* WORK REQUIRED *
Starting with the first line of the listing, quote each line exactly until and including the one with "i_axis = [-0.12, 1.51]", leaving pictures out.
========
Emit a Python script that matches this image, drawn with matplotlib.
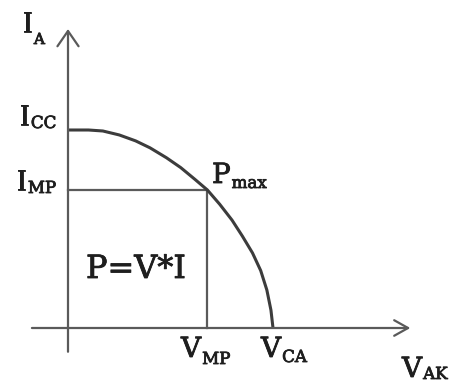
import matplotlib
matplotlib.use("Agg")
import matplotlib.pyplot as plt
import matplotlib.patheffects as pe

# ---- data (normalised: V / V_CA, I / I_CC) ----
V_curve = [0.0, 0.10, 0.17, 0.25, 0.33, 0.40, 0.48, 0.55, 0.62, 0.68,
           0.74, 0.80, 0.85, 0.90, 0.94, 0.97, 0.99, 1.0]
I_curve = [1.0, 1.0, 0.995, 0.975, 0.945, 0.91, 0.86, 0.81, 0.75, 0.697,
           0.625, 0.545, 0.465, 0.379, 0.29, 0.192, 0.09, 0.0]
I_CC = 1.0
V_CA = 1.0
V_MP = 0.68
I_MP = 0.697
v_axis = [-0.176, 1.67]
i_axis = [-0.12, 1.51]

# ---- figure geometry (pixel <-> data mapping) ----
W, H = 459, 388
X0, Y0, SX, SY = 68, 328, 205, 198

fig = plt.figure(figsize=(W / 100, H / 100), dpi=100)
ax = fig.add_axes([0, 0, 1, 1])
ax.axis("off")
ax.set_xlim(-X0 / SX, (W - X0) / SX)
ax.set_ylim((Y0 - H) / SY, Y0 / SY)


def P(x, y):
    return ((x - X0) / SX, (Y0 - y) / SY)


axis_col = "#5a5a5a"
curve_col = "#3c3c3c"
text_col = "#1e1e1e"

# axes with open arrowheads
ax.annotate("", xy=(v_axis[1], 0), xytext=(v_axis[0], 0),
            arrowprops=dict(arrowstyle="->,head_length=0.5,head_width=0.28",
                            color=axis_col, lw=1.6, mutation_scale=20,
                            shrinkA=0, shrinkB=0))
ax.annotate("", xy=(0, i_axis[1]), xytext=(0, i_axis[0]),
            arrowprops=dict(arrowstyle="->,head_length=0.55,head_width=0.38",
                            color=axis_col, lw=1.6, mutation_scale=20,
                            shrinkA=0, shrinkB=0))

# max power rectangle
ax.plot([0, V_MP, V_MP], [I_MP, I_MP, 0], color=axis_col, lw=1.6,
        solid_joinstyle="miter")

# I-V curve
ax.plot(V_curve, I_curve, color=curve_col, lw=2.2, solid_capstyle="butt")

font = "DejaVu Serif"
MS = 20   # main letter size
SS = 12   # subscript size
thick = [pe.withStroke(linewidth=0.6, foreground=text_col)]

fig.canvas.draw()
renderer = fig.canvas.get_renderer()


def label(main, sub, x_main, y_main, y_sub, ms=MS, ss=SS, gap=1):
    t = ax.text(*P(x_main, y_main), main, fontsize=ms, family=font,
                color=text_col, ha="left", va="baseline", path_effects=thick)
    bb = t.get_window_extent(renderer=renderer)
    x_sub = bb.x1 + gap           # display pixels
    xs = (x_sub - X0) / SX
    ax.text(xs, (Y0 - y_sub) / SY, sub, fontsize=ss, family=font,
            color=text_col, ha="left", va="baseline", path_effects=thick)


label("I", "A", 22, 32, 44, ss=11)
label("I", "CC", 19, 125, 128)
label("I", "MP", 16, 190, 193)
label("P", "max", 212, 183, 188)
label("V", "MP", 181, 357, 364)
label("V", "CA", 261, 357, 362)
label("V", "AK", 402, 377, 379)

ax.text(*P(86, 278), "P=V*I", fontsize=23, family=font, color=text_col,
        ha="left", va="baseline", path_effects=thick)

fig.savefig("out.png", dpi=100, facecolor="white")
========
* OUTPUT OF THE EXERCISE *
Emit a Python script that matches this image, drawn with matplotlib.
import matplotlib
matplotlib.use("Agg")
import matplotlib.pyplot as plt
import matplotlib.patheffects as pe

# ---- data (normalised: V / V_CA, I / I_CC) ----
V_curve = [0.0, 0.10, 0.17, 0.25, 0.33, 0.40, 0.48, 0.55, 0.62, 0.68,
           0.74, 0.80, 0.85, 0.90, 0.94, 0.97, 0.99, 1.0]
I_curve = [1.0, 1.0, 0.995, 0.975, 0.945, 0.91, 0.86, 0.81, 0.75, 0.697,
           0.625, 0.545, 0.465, 0.379, 0.29, 0.192, 0.09, 0.0]
I_CC = 1.0
V_CA = 1.0
V_MP = 0.68
I_MP = 0.697
v_axis = [-0.176, 1.67]
i_axis = [-0.12, 1.51]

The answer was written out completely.